[start]

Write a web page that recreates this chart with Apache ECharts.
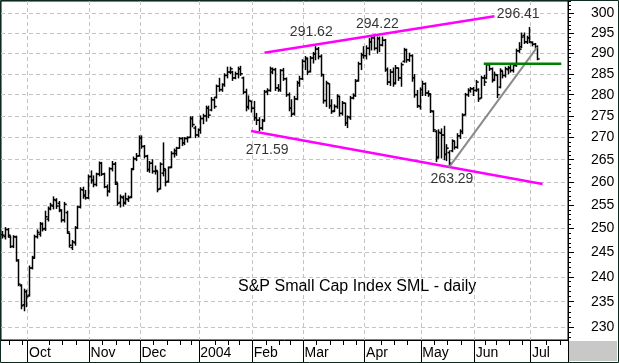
<!DOCTYPE html>
<html><head><meta charset="utf-8">
<script src="https://cdn.jsdelivr.net/npm/echarts@6/dist/echarts.min.js"></script>
<style>html,body{margin:0;padding:0;background:#fff}#c{width:619px;height:363px}</style>
</head><body><div id="c"></div>
<script>
// trading days per month (categories)
const monthDays = [
  ['2003-09', [17,18,19,22,23,24,25,26,29,30]],
  ['2003-10', [1,2,3,6,7,8,9,10,13,14,15,16,17,20,21,22,23,24,27,28,29,30,31]],
  ['2003-11', [3,4,5,6,7,10,11,12,13,14,17,18,19,20,21,24,25,26,28]],
  ['2003-12', [1,2,3,4,5,8,9,10,11,12,15,16,17,18,19,22,23,24,26,29,30,31]],
  ['2004-01', [2,5,6,7,8,9,12,13,14,15,16,20,21,22,23,26,27,28,29,30]],
  ['2004-02', [2,3,4,5,6,9,10,11,12,13,17,18,19,20,23,24,25,26,27]],
  ['2004-03', [1,2,3,4,5,8,9,10,11,12,15,16,17,18,19,22,23,24,25,26,29,30,31]],
  ['2004-04', [1,2,5,6,7,8,12,13,14,15,16,19,20,21,22,23,26,27,28,29,30]],
  ['2004-05', [3,4,5,6,7,10,11,12,13,14,17,18,19,20,21,24,25,26,27,28]],
  ['2004-06', [1,2,3,4,7,8,9,10,14,15,16,17,18,21,22,23,24,25,28,29,30]],
  ['2004-07', [1,2,6,7,8,9,12,13,14,15,16,19,20,21]]
];
const dates = [];
monthDays.forEach(([ym, ds]) => ds.forEach(d => dates.push(ym + '-' + String(d).padStart(2, '0'))));

const open = [248.7,248.3,249.8,248.2,246.3,248.2,243.3,238.2,234.4,237.0,
236.3,241.8,244.0,248.3,248.8,251.0,250.0,252.0,254.2,254.8,256.0,255.4,253.8,251.8,253.4,249.0,246.0,247.0,250.2,254.6,258.3,257.2,256.6,
261.3,260.4,259.5,261.8,264.2,261.8,259.0,258.0,263.0,264.0,259.6,255.6,256.6,255.6,256.2,256.8,263.0,265.2,265.9,
269.9,268.0,265.8,262.8,264.2,262.4,262.4,258.6,262.0,262.6,260.2,263.4,266.4,266.4,267.6,269.8,268.8,269.8,270.1,274.4,272.2,270.6,
271.8,274.4,275.0,276.8,276.4,278.8,279.4,282.0,281.2,282.4,284.6,285.4,285.4,284.0,285.0,286.2,284.0,280.6,277.2,278.4,
276.8,274.6,274.0,272.2,274.0,280.8,281.0,285.4,286.0,281.6,281.2,285.8,283.8,280.0,276.8,275.6,279.0,282.8,283.8,
288.0,288.6,285.6,288.8,289.8,291.0,289.2,284.8,278.6,282.6,277.4,276.2,277.2,279.6,275.6,278.0,273.4,274.6,279.2,279.8,283.4,287.4,289.6,
289.4,291.2,292.8,293.8,291.2,293.6,292.0,293.2,286.0,283.0,285.4,282.8,286.4,284.0,288.0,290.8,288.4,289.4,284.0,280.0,277.2,
281.2,282.6,280.4,280.0,276.0,271.4,265.6,271.0,270.6,266.2,266.6,267.0,269.2,267.8,270.4,271.4,275.3,280.0,281.0,281.4,
281.0,281.2,279.2,284.0,284.0,287.2,286.2,283.6,284.6,281.8,285.6,284.6,286.0,286.4,285.8,287.0,290.6,291.6,294.4,292.8,293.8,
292.6,292.2,291.6];
const high = [249.4,250.2,250.0,248.4,248.5,248.4,243.5,238.4,237.5,237.3,
242.2,244.2,248.6,249.7,251.3,251.2,253.7,254.6,255.4,256.8,256.4,255.8,254.0,255.6,253.7,249.0,247.5,250.4,254.8,258.8,258.9,258.2,261.6,
262.5,261.4,262.0,264.5,264.4,262.0,259.4,263.2,264.6,264.4,259.8,257.2,257.0,257.6,257.0,263.0,265.6,266.4,270.4,
270.4,268.2,266.0,264.6,265.0,263.6,262.4,264.3,268.8,262.8,263.4,266.8,267.4,267.8,270.0,270.0,270.0,270.2,274.8,274.8,272.6,272.0,
275.0,275.4,277.3,277.3,279.3,279.3,282.3,283.9,282.6,285.0,286.6,286.6,285.6,285.4,286.6,286.8,284.2,281.3,279.7,278.5,
278.4,275.6,274.6,274.2,281.0,281.4,286.6,286.4,286.3,282.4,286.0,286.3,284.0,280.4,278.8,279.6,283.2,284.4,288.4,
289.2,288.8,289.2,290.2,291.6,291.4,289.6,284.8,283.2,282.6,278.8,277.6,280.0,279.6,278.4,278.0,275.0,279.6,280.2,283.6,287.8,290.0,291.6,
291.8,293.6,294.2,294.1,294.0,294.0,294.0,293.4,286.4,286.0,286.4,287.0,286.4,287.6,291.2,291.0,290.0,289.6,284.8,281.0,281.6,
283.2,282.8,280.9,280.2,276.2,271.6,271.8,272.0,272.6,268.4,267.0,269.5,269.2,270.9,271.8,275.5,280.3,281.4,281.7,281.7,
283.4,281.4,284.4,284.6,287.5,287.2,286.4,285.4,284.8,286.2,285.6,286.6,286.8,287.0,287.2,291.0,292.6,295.0,295.0,294.2,296.4,
292.8,292.4,291.8];
const low = [248.0,247.8,248.2,246.0,246.0,243.2,238.2,233.6,233.2,234.0,
236.1,241.6,243.8,248.0,248.4,249.5,249.6,251.6,254.0,254.2,254.3,253.6,251.4,251.4,249.0,246.1,245.6,246.5,250.0,254.4,256.5,256.3,256.4,
259.8,259.0,259.2,261.4,261.5,258.8,257.0,257.8,262.5,259.5,255.0,254.6,254.8,255.2,255.8,256.6,262.8,264.8,265.8,
267.6,265.4,262.4,262.2,262.0,261.8,257.9,258.5,261.4,259.2,260.0,263.2,265.6,266.0,267.6,268.2,268.4,269.0,270.0,272.5,270.0,270.2,
271.0,273.2,273.8,274.6,276.2,276.8,279.2,280.8,280.8,282.0,284.0,285.0,283.4,283.8,284.0,284.6,280.2,276.2,276.6,275.9,
274.0,273.0,271.6,271.8,273.8,280.0,280.8,285.0,281.0,280.8,280.8,283.4,279.6,276.2,274.9,275.2,278.8,282.0,283.6,
286.0,284.8,285.4,287.6,288.4,288.6,284.4,278.0,277.2,276.8,275.6,276.0,276.8,275.0,275.2,272.8,272.3,274.2,279.0,279.6,283.2,286.0,288.8,
288.6,289.6,290.8,290.8,290.0,290.4,291.8,285.6,282.4,282.2,282.0,282.6,283.4,282.0,287.8,287.8,288.0,283.2,279.4,277.0,276.6,
279.8,279.8,279.6,275.8,271.4,264.6,265.4,265.4,265.0,264.8,263.3,266.8,267.4,267.6,269.8,270.9,275.2,279.6,280.6,279.8,
280.8,278.4,279.2,282.2,283.8,285.8,283.0,283.4,279.3,281.6,284.0,284.2,285.0,285.4,285.4,286.8,290.2,291.4,292.4,292.4,292.6,
291.8,291.2,288.4];
const close = [248.6,249.8,248.6,246.2,248.3,243.4,238.5,234.2,237.0,236.0,
241.8,243.8,248.3,249.2,251.0,249.9,252.5,254.3,255.0,256.2,254.8,254.0,251.8,255.2,249.3,246.5,247.2,250.2,254.6,258.4,257.0,256.6,261.2,
260.4,259.5,261.8,264.2,261.8,259.0,258.0,263.0,264.0,260.0,255.4,256.8,255.4,256.4,256.6,262.8,265.2,265.8,269.8,
268.0,265.8,262.8,264.2,262.4,262.6,258.4,264.0,263.0,260.0,263.2,266.4,267.0,267.6,269.8,268.8,269.8,270.0,274.4,273.0,270.6,271.8,
274.4,275.0,276.8,275.2,278.8,277.2,282.0,281.2,282.4,284.6,285.4,286.2,284.0,285.0,286.2,285.0,280.6,277.0,278.6,276.8,
274.6,274.0,272.2,273.8,280.6,281.0,286.2,286.0,281.6,281.2,285.8,283.8,280.0,276.8,275.4,279.0,282.8,283.8,288.0,
288.8,285.4,288.8,289.8,291.0,289.2,284.8,278.6,282.8,277.4,276.0,277.2,279.6,275.6,278.0,273.4,274.8,279.2,279.8,283.2,287.4,289.6,289.4,
291.2,292.8,293.8,291.2,293.6,292.0,293.2,286.0,283.0,285.4,282.6,286.4,284.0,287.2,290.8,288.4,289.4,284.0,280.0,277.4,281.2,
282.6,280.4,280.2,276.2,271.8,265.4,271.2,270.6,266.2,267.6,264.2,269.2,267.8,270.4,271.4,275.2,280.0,281.0,281.4,281.0,
283.0,279.0,284.0,283.0,287.2,286.2,283.4,284.8,280.0,285.8,284.6,286.2,286.4,285.8,287.0,290.6,291.0,294.0,292.8,293.8,292.8,
292.2,291.6,288.6];

const yTickValues = [230,235,240,245,250,255,260,265,270,275,280,285,290,295,300];
const yMinorTickValues = [228,229,230,231,232,233,234,235,236,237,238,239,240,241,242,243,244,245,246,247,248,249,250,
251,252,253,254,255,256,257,258,259,260,261,262,263,264,265,266,267,268,269,270,271,272,273,274,275,276,277,278,279,280,
281,282,283,284,285,286,287,288,289,290,291,292,293,294,295,296,297,298,299,300,301,302,303];
const monthNames = {'01':'2004','02':'Feb','03':'Mar','04':'Apr','05':'May','06':'Jun','07':'Jul','09':'Sep','10':'Oct','11':'Nov','12':'Dec'};

// trend lines: [category index, value]
const upperTrend = [[98, 290.1], [184, 299.2]];
const lowerTrend = [[93, 271.5], [202, 259.6]];
const riseTrend = [[167, 263.3], [200, 291.5]];
const breakLevel = [[180, 287.4], [209, 287.4]];
// annotated extremes: [category index, value]
const extremes = [[117, 291.62], [138, 294.22], [197, 296.41], [96, 271.59], [167, 263.29]];
const extremeOffsets = [[-4, -14], [6, -12], [-11, -13], [8, 19], [3, 12]];

const FONT = "Arial, 'Liberation Sans', sans-serif";
const ym = i => dates[i].slice(0, 7);
const isMonthStart = i => i > 0 && ym(i) !== ym(i - 1);
const dow = s => new Date(s + 'T00:00:00Z').getUTCDay();
const isWeekStart = i => i > 0 && dow(dates[i]) < dow(dates[i - 1]);
function lastMonthStart(i) { for (let j = i; j > 0; j--) if (isMonthStart(j)) return j; return -100; }
const weeklyTick = i => isMonthStart(i) || (isWeekStart(i) && i - lastMonthStart(i) >= 4);

const ohlc = open.map((o, i) => [i, o, high[i], low[i], close[i]]);

function renderItem(params, api) {
  const i = api.value(0);
  const pO = api.coord([i, api.value(1)]);
  const pH = api.coord([i, api.value(2)]);
  const pL = api.coord([i, api.value(3)]);
  const pC = api.coord([i, api.value(4)]);
  const x = Math.round(pH[0]) + 0.5;
  const st = {stroke: '#000', lineWidth: 1.5};
  return {type: 'group', children: [
    {type: 'line', shape: {x1: x, y1: pH[1] - 0.5, x2: x, y2: pL[1] + 0.5}, style: st},
    {type: 'line', shape: {x1: x - 2, y1: pO[1], x2: x, y2: pO[1]}, style: st},
    {type: 'line', shape: {x1: x, y1: pC[1], x2: x + 2.2, y2: pC[1]}, style: st}
  ]};
}

const trend = (data, color, width) => ({
  type: 'line', data, symbol: 'none', silent: true, z: 5, animation: false,
  lineStyle: {color, width}
});

const chart = echarts.init(document.getElementById('c'), null, {renderer: 'canvas'});
chart.setOption({
  animation: false,
  backgroundColor: '#fff',
  title: {text: 'S&P Small Cap Index SML - daily', left: 238, top: 279, padding: 0,
    textStyle: {fontSize: 16, fontWeight: 'normal', color: '#000', fontFamily: FONT}},
  grid: {left: 1, right: 51, top: 1, bottom: 23, show: true, borderColor: '#000', borderWidth: 1},
  xAxis: [{
    type: 'category', data: dates, boundaryGap: true,
    axisLine: {show: true, lineStyle: {color: '#000'}},
    axisTick: {show: true, length: 5, interval: weeklyTick, lineStyle: {color: '#000'}},
    axisLabel: {interval: isMonthStart, formatter: v => monthNames[v.slice(5, 7)], align: 'left',
      margin: 6, fontSize: 14, color: '#000', fontFamily: FONT},
    splitLine: {show: true, interval: isMonthStart, lineStyle: {color: '#c4c4c4', type: [4, 3]}}
  }, {
    type: 'category', data: dates, boundaryGap: true, position: 'bottom',
    axisLine: {show: false},
    axisTick: {show: true, length: 22, interval: isMonthStart, lineStyle: {color: '#000'}},
    axisLabel: {show: false}, splitLine: {show: false}
  }],
  yAxis: [{
    type: 'log', logBase: 10, min: 227.5, max: 303.1, position: 'right',
    axisLine: {show: true, lineStyle: {color: '#000'}},
    axisTick: {show: true, length: 6, customValues: yTickValues, lineStyle: {color: '#000'}},
    axisLabel: {customValues: yTickValues, margin: 23, fontSize: 14, color: '#000', fontFamily: FONT},
    splitLine: {show: true, lineStyle: {color: '#c4c4c4', type: [4, 3]}}
  }, {
    type: 'log', logBase: 10, min: 227.5, max: 303.1, position: 'right',
    axisLine: {show: false},
    axisTick: {show: true, length: 3, customValues: yMinorTickValues, lineStyle: {color: '#000'}},
    axisLabel: {show: false}, splitLine: {show: false}
  }],
  graphic: [
    {type: 'rect', shape: {x: 569, y: 341, width: 48, height: 20}, style: {fill: '#c8c8c8'}, z: 10},
    {type: 'rect', shape: {x: 0.5, y: 0.5, width: 618, height: 362}, style: {fill: null, stroke: '#0d2a1f', lineWidth: 1}, z: 10}
  ],
  series: [
    {type: 'custom', renderItem, data: ohlc, encode: {x: 0, y: [1, 2, 3, 4]}, z: 3, animation: false},
    trend(upperTrend, '#ff00ff', 2.5),
    trend(lowerTrend, '#ff00ff', 2.5),
    trend(riseTrend, '#8a8a8a', 2),
    trend(breakLevel, '#008000', 2.5),
    {type: 'scatter', symbolSize: 0, z: 6, silent: true,
      data: extremes.map((d, k) => ({value: d, label: {offset: extremeOffsets[k]}})),
      label: {show: true, position: 'inside', formatter: p => p.value[1].toFixed(2),
        fontSize: 14, color: '#000', fontFamily: FONT}}
  ]
});
</script></body></html>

[end]

■ **Instructions for the task**: Leave the pictures out and reproduce exactly the lines from the top of the listing above through the line with "monthDays.forEach(([ym, ds]) =>".

■ **Result**:
Write a web page that recreates this chart with Apache ECharts.
<!DOCTYPE html>
<html><head><meta charset="utf-8">
<script src="https://cdn.jsdelivr.net/npm/echarts@6/dist/echarts.min.js"></script>
<style>html,body{margin:0;padding:0;background:#fff}#c{width:619px;height:363px}</style>
</head><body><div id="c"></div>
<script>
// trading days per month (categories)
const monthDays = [
  ['2003-09', [17,18,19,22,23,24,25,26,29,30]],
  ['2003-10', [1,2,3,6,7,8,9,10,13,14,15,16,17,20,21,22,23,24,27,28,29,30,31]],
  ['2003-11', [3,4,5,6,7,10,11,12,13,14,17,18,19,20,21,24,25,26,28]],
  ['2003-12', [1,2,3,4,5,8,9,10,11,12,15,16,17,18,19,22,23,24,26,29,30,31]],
  ['2004-01', [2,5,6,7,8,9,12,13,14,15,16,20,21,22,23,26,27,28,29,30]],
  ['2004-02', [2,3,4,5,6,9,10,11,12,13,17,18,19,20,23,24,25,26,27]],
  ['2004-03', [1,2,3,4,5,8,9,10,11,12,15,16,17,18,19,22,23,24,25,26,29,30,31]],
  ['2004-04', [1,2,5,6,7,8,12,13,14,15,16,19,20,21,22,23,26,27,28,29,30]],
  ['2004-05', [3,4,5,6,7,10,11,12,13,14,17,18,19,20,21,24,25,26,27,28]],
  ['2004-06', [1,2,3,4,7,8,9,10,14,15,16,17,18,21,22,23,24,25,28,29,30]],
  ['2004-07', [1,2,6,7,8,9,12,13,14,15,16,19,20,21]]
];
const dates = [];
monthDays.forEach(([ym, ds]) => ds.forEach(d => dates.push(ym + '-' + String(d).padStart(2, '0'))));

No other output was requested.